*Aim*. Repeat the span of the entries below that starts at the line with "Recreate this image" and ends at the line with "gdp = [33.3, 31.0, 26.6, 13.1, 9.6, 4.5, 2.5, 1.0, 1.15]", nothing more. Skip the pictures.

*Charts and diagrams as code*.

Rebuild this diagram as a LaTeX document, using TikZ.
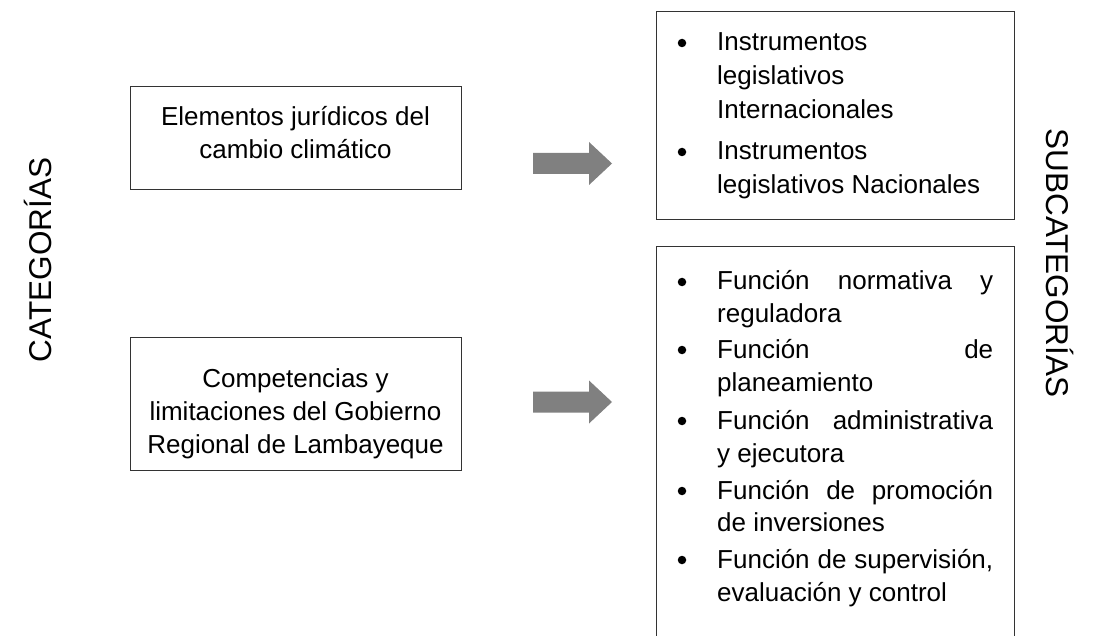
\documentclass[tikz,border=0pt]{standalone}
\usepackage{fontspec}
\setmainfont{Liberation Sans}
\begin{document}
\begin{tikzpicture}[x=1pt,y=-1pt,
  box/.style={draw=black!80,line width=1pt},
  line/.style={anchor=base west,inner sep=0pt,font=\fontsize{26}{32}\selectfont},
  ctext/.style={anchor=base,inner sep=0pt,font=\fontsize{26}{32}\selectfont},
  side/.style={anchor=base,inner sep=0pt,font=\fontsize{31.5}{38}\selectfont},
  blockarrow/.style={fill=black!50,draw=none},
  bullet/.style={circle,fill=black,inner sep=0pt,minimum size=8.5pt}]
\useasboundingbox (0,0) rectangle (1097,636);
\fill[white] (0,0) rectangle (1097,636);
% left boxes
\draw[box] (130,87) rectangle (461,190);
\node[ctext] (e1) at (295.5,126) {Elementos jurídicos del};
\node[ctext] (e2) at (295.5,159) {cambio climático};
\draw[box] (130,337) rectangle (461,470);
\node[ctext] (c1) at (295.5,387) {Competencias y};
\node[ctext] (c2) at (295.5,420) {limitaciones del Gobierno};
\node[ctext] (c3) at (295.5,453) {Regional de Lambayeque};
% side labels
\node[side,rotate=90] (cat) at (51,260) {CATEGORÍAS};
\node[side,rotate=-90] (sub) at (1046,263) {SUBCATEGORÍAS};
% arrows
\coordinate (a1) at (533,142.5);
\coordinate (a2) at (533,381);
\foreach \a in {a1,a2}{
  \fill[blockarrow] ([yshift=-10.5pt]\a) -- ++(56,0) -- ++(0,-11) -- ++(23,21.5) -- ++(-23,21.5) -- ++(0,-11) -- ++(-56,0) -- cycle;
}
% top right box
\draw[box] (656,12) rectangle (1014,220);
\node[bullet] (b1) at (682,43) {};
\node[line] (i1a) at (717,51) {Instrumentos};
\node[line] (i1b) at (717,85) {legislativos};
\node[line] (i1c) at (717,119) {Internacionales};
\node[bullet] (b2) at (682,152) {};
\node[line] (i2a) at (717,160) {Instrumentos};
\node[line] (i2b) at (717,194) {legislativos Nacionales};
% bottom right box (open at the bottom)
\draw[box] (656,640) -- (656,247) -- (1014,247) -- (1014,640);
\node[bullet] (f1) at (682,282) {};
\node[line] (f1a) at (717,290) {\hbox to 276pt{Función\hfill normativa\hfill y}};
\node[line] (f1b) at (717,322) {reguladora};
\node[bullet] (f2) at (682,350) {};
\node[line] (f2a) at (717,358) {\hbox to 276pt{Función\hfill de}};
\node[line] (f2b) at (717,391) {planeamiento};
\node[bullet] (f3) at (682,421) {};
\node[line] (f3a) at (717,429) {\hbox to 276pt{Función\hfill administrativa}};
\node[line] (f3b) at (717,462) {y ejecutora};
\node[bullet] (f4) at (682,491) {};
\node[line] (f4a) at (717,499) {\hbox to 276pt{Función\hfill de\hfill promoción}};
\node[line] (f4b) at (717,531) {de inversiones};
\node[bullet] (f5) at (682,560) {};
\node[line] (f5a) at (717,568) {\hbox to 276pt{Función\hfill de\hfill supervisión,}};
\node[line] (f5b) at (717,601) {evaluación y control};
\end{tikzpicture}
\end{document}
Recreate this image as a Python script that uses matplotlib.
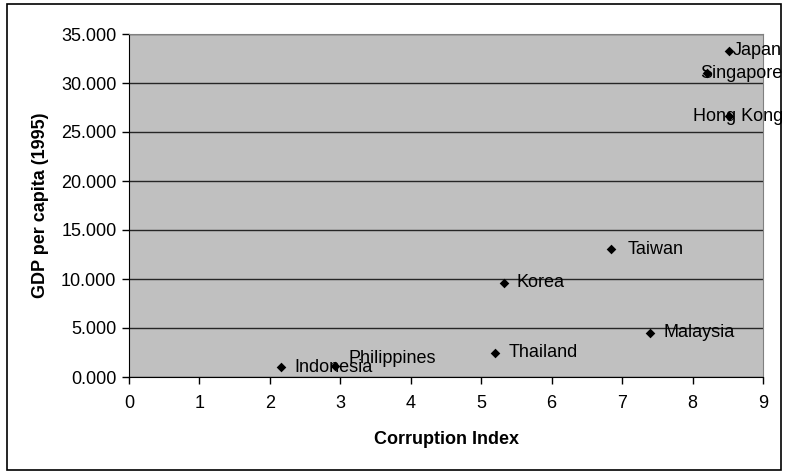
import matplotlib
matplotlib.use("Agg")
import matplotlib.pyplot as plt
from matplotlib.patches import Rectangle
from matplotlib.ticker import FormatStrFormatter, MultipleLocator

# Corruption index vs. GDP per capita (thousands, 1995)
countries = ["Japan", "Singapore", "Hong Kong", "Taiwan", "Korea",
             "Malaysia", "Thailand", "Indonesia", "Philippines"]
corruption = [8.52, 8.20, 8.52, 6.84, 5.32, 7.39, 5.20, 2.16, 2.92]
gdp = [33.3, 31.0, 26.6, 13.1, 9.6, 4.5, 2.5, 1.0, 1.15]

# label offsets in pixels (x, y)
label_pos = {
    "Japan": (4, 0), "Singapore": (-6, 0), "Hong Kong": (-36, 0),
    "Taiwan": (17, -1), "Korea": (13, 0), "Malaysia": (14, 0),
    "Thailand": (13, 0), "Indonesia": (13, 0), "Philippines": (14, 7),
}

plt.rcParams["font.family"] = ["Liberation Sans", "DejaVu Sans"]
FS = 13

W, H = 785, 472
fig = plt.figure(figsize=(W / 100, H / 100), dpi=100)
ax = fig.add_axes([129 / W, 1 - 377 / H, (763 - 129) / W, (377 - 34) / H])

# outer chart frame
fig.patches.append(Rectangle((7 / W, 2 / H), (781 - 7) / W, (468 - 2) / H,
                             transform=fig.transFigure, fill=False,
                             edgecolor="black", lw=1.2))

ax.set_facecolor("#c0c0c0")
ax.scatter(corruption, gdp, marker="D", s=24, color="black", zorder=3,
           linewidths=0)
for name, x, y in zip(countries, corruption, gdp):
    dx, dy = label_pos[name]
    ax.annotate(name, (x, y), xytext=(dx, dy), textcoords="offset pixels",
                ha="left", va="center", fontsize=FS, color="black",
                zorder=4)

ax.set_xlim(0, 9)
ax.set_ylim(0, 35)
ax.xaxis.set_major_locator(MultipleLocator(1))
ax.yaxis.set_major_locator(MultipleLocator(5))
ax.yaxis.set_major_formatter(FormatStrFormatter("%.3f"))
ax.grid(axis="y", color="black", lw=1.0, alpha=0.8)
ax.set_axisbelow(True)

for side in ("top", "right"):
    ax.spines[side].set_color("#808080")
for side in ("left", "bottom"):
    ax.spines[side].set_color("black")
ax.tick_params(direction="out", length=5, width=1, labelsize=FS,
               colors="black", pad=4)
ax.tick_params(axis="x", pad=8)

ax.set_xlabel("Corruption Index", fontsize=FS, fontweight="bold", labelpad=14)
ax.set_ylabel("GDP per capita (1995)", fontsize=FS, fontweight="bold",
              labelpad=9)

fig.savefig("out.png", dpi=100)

*Reply to the exercise*.
Recreate this image as a Python script that uses matplotlib.
import matplotlib
matplotlib.use("Agg")
import matplotlib.pyplot as plt
from matplotlib.patches import Rectangle
from matplotlib.ticker import FormatStrFormatter, MultipleLocator

# Corruption index vs. GDP per capita (thousands, 1995)
countries = ["Japan", "Singapore", "Hong Kong", "Taiwan", "Korea",
             "Malaysia", "Thailand", "Indonesia", "Philippines"]
corruption = [8.52, 8.20, 8.52, 6.84, 5.32, 7.39, 5.20, 2.16, 2.92]
gdp = [33.3, 31.0, 26.6, 13.1, 9.6, 4.5, 2.5, 1.0, 1.15]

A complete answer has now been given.